Another occasion I remember, he was campaigning on (Chicago's) south side. I forget the event he was at, but we were going down the street and there is the 11th Ward Democratic headquarters. The home base of Richard J. Daley, Richard M. Daley, the whole machine right there in their ward headquarters. So the car stops, Thompson gets out ,walks in and says hello to the guys. And the look on their face was just amazing. It would be, I kind of imagine, what it would look would be if the pope showed up in Hades. But, Thompson was enjoying every minute of it. And the ward guys didn't know what to do. He was that kind of guy.
Once upon a time, he was running against Mike Bakalis, he rode a horse around the rotunda. Bakalis criticized him and said a governor shouldn't do that. Thompsn said, "Well, they asked me to ride the horse." He could really relate to people. I think that helped him. His congenial personality helped him in being able to deal with people like Michael Madigan or people, you know, with the Daley people in Chicago. Thompson was able to work very well with people from across the aisle, because he was not rigid and he understood the notion that if you can find common ground with the other side, if you can get some of the things you're looking for, if they can getf some of the things they're looking for, it's better for everybody.
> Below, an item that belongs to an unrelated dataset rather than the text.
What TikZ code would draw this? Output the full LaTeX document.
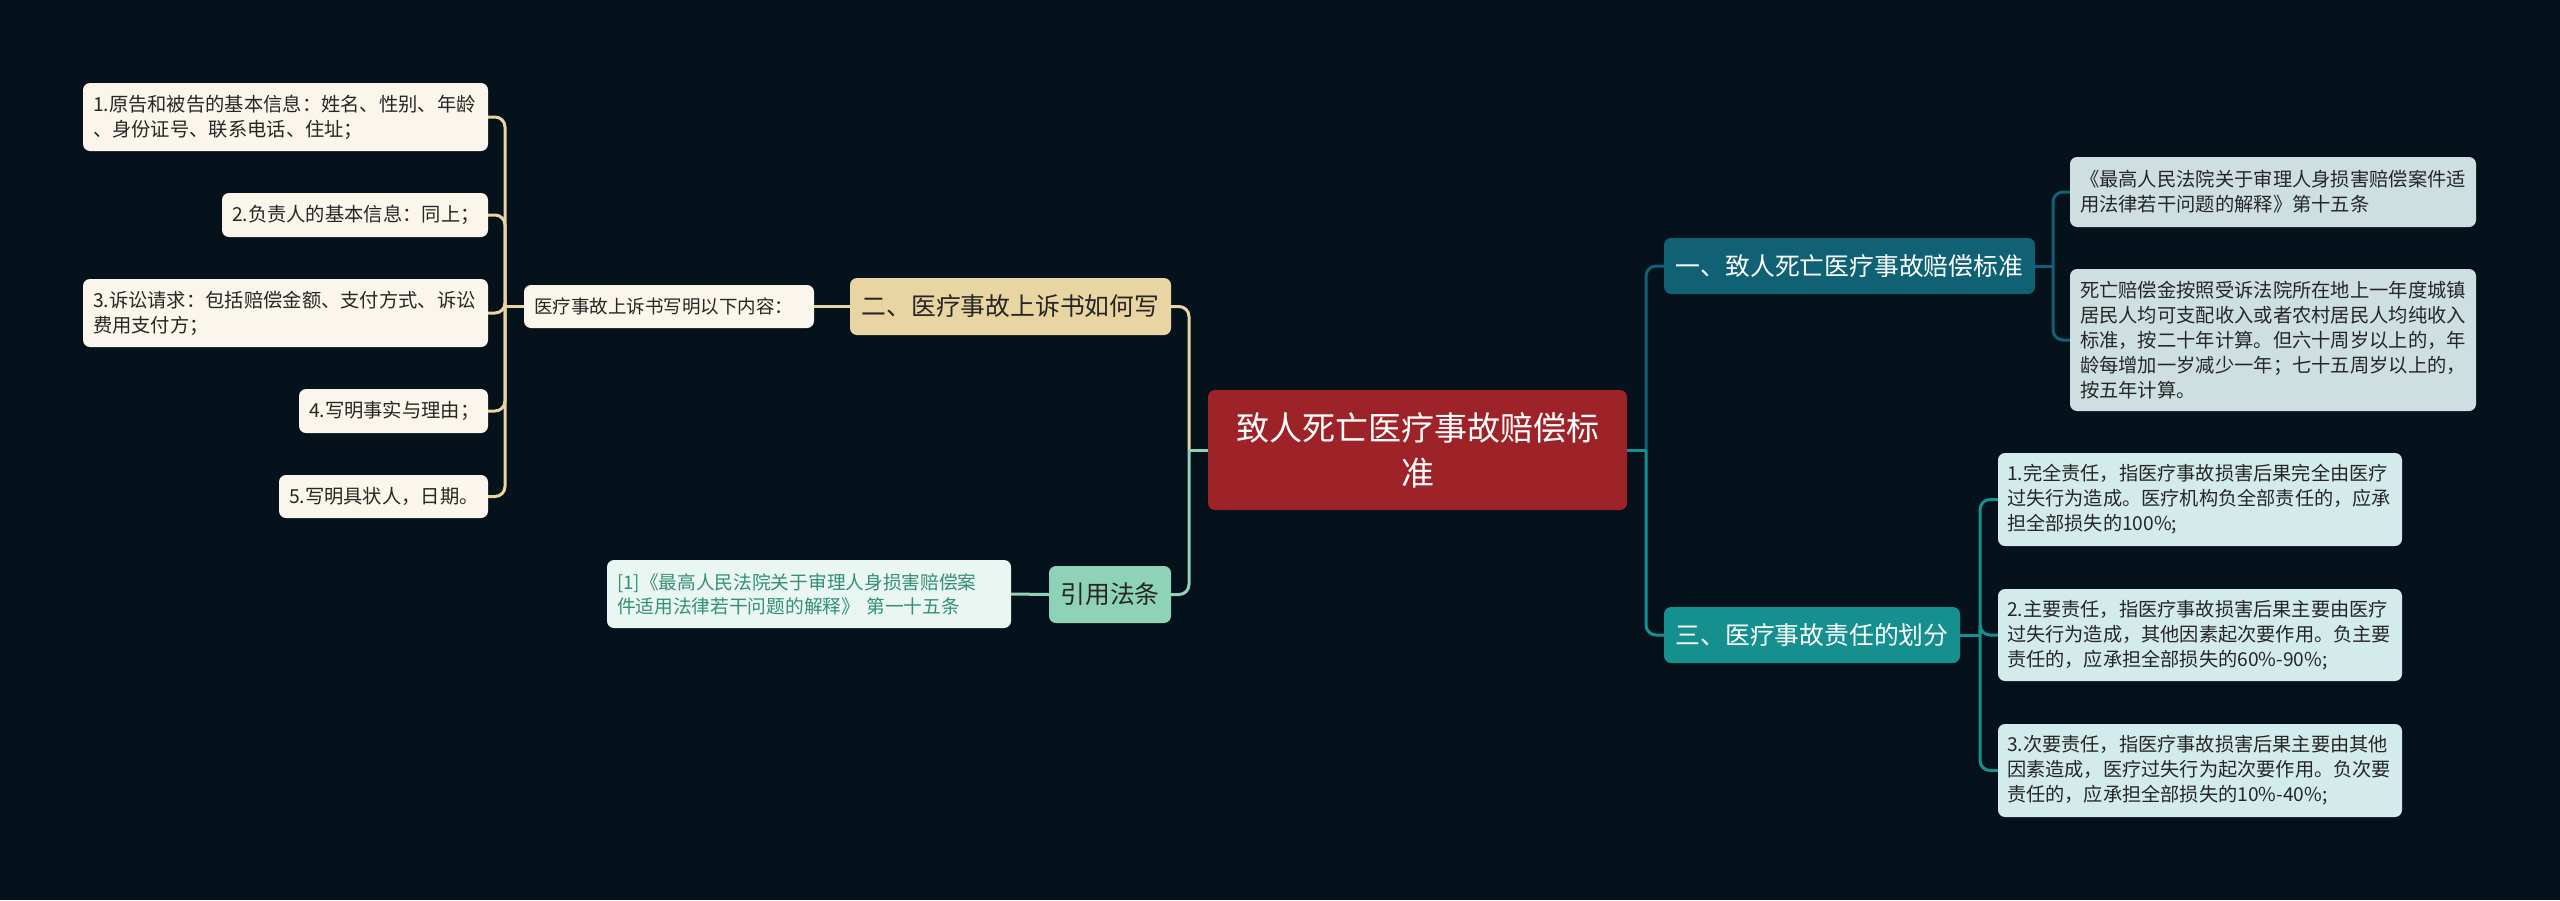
\documentclass[tikz,border=0pt]{standalone}
\usepackage{fontspec}
\setmainfont{Noto Sans CJK SC}
\definecolor{bgc}{HTML}{05121B}
\definecolor{centralc}{HTML}{9E2328}
\definecolor{wheat}{HTML}{E8D5A2}
\definecolor{cream}{HTML}{FBF6EB}
\definecolor{mint}{HTML}{8ED2B8}
\definecolor{mintlight}{HTML}{E9F6F1}
\definecolor{mintText}{HTML}{35906F}
\definecolor{dteal}{HTML}{0F6173}
\definecolor{teal2}{HTML}{16908F}
\definecolor{bluegray}{HTML}{CEDFE2}
\definecolor{cyanlight}{HTML}{D4EBEC}
\definecolor{txtdark}{HTML}{262626}
\tikzset{
  base/.style={rounded corners=7pt, inner ysep=0pt, align=left, anchor=center},
  leafL/.style={base, fill=cream, text=txtdark, font=\fontsize{19.3}{25}\selectfont, inner xsep=10pt},
  leafA/.style={base, fill=bluegray, text=txtdark, font=\fontsize{19.3}{25}\selectfont, inner xsep=10pt},
  leafC/.style={base, fill=cyanlight, text=txtdark, font=\fontsize{19.2}{25}\selectfont, inner xsep=9pt},
  citebox/.style={base, fill=mintlight, text=mintText, font=\fontsize{18.7}{24}\selectfont, inner xsep=10pt},
  mainbr/.style={base, align=center, font=\fontsize{24.8}{30}\selectfont, inner xsep=4pt},
  centralbox/.style={base, align=center, fill=centralc, text=white, font=\fontsize{33}{45}\selectfont, inner xsep=10pt},
  conn/.style={line width=3pt},
  rc/.style={rounded corners=10pt},
  lcream/.style={conn, draw=wheat},
  lmint/.style={conn, draw=mint},
  ldteal/.style={conn, draw=dteal},
  lteal/.style={conn, draw=teal2}
}
\begin{document}
\begin{tikzpicture}[x=1pt,y=-1pt]
\useasboundingbox (0,0) rectangle (2560,900);
\fill[bgc] (0,0) rectangle (2560,900);

% central
\node[centralbox, minimum width=419pt, minimum height=120pt, text width=399pt] (c) at (1417.5,450) {致人死亡医疗事故赔偿标\\准};

% left branch: 二
\node[mainbr, fill=wheat, text=txtdark, minimum width=321pt, minimum height=57pt] (n2) at (1010.5,306.5) {二、医疗事故上诉书如何写};
\node[base, fill=cream, text=txtdark, font=\fontsize{18.5}{24}\selectfont, inner xsep=10pt, minimum width=290pt, minimum height=43pt, text width=270pt] (q) at (669,306.5) {医疗事故上诉书写明以下内容：};

\node[leafL, minimum width=405pt, minimum height=68pt, text width=385pt] (l1) at (285.5,117) {1.原告和被告的基本信息：姓名、性别、年龄\\、身份证号、联系电话、住址；};
\node[leafL, minimum width=266pt, minimum height=44pt, text width=246pt] (l2) at (355,215) {2.负责人的基本信息：同上；};
\node[leafL, minimum width=405pt, minimum height=68pt, text width=385pt] (l3) at (285.5,313) {3.诉讼请求：包括赔偿金额、支付方式、诉讼\\费用支付方；};
\node[leafL, minimum width=189pt, minimum height=44pt, text width=169pt] (l4) at (393.5,411) {4.写明事实与理由；};
\node[leafL, minimum width=209pt, minimum height=43pt, text width=189pt] (l5) at (383.5,496.5) {5.写明具状人，日期。};

% left branch: 引用法条
\node[mainbr, fill=mint, text=txtdark, minimum width=122pt, minimum height=57pt] (n4) at (1110,594.5) {引用法条};
\node[citebox, minimum width=404pt, minimum height=68pt, text width=384pt] (ct) at (809,594) {[1]《最高人民法院关于审理人身损害赔偿案\\件适用法律若干问题的解释》 第一十五条};

% right branch: 一
\node[mainbr, fill=dteal, text=white, minimum width=371pt, minimum height=56pt] (n1) at (1849.5,266) {一、致人死亡医疗事故赔偿标准};
\node[leafA, minimum width=406pt, minimum height=70pt, text width=386pt] (a) at (2273,192) {《最高人民法院关于审理人身损害赔偿案件适\\用法律若干问题的解释》第十五条};
\node[leafA, minimum width=406pt, minimum height=142pt, text width=386pt] (b) at (2273,340) {死亡赔偿金按照受诉法院所在地上一年度城镇\\居民人均可支配收入或者农村居民人均纯收入\\标准，按二十年计算。但六十周岁以上的，年\\龄每增加一岁减少一年；七十五周岁以上的，\\按五年计算。};

% right branch: 三
\node[mainbr, fill=teal2, text=white, minimum width=296pt, minimum height=56pt] (n3) at (1812,635) {三、医疗事故责任的划分};
\node[leafC, minimum width=404pt, minimum height=93pt, text width=386pt] (c1) at (2200,499.5) {1.完全责任，指医疗事故损害后果完全由医疗\\过失行为造成。医疗机构负全部责任的，应承\\担全部损失的100\%;};
\node[leafC, minimum width=404pt, minimum height=92pt, text width=386pt] (c2) at (2200,635) {2.主要责任，指医疗事故损害后果主要由医疗\\过失行为造成，其他因素起次要作用。负主要\\责任的，应承担全部损失的60\%-90\%;};
\node[leafC, minimum width=404pt, minimum height=93pt, text width=386pt] (c3) at (2200,770.5) {3.次要责任，指医疗事故损害后果主要由其他\\因素造成，医疗过失行为起次要作用。负次要\\责任的，应承担全部损失的10\%-40\%;};

% junction coordinates
\coordinate (bl) at (505,306.5);
\coordinate (bc) at (1189,450);
\coordinate (br) at (1646,450);
\coordinate (b1) at (2053,266);
\coordinate (b3) at (1980,635);

% connectors left
\draw[lcream] (q.west) -- (bl);
\foreach \k in {l1,l2,l3,l4,l5} { \draw[lcream, rc] (bl) |- (\k.east); }
\draw[lcream] (q.east) -- (n2.west);
\draw[lcream, rc] (bc) |- (n2.east);
\draw[lmint, rc] (bc) |- (n4.east);
\draw[lmint] (c.west) -- (bc);
\draw[lmint] (ct.east) -- (n4.west);

% connectors right
\draw[ldteal, rc] (br) |- (n1.west);
\draw[lteal, rc] (br) |- (n3.west);
\draw[lteal] (c.east) -- (br);
\draw[ldteal] (n1.east) -- (b1);
\draw[ldteal, rc] (b1) |- (a.west);
\draw[ldteal, rc] (b1) |- (b.west);
\draw[lteal] (n3.east) -- (b3);
\foreach \k in {c1,c2,c3} { \draw[lteal, rc] (b3) |- (\k.west); }
\end{tikzpicture}
\end{document}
I don't know if this is true of Pritzker or not, because I'm in no position to find out. I doubt that it was true with (Bruce) Rauner. I would bet any amount of money it was not true with (Rod) Blagojevich. But Thompson was very affable with the press corps. You could call them up on an evening. You could call the mansion. The trooper would answer. And I listened to Bob Hillman do this, who was my bureau chief at the time because he covered the governor, I covered the legislature. "This is Bob Hillman. Can I speak to the governor?"
It'd be a few minutes and then, you could hear the governor come on and say, "Yeah, what do you want?" He'd take reporter phone calls like that. He'd come down to the statehuse press room, stop in the bureau and have a beer. He was that kind of individual. Very accessible for the press.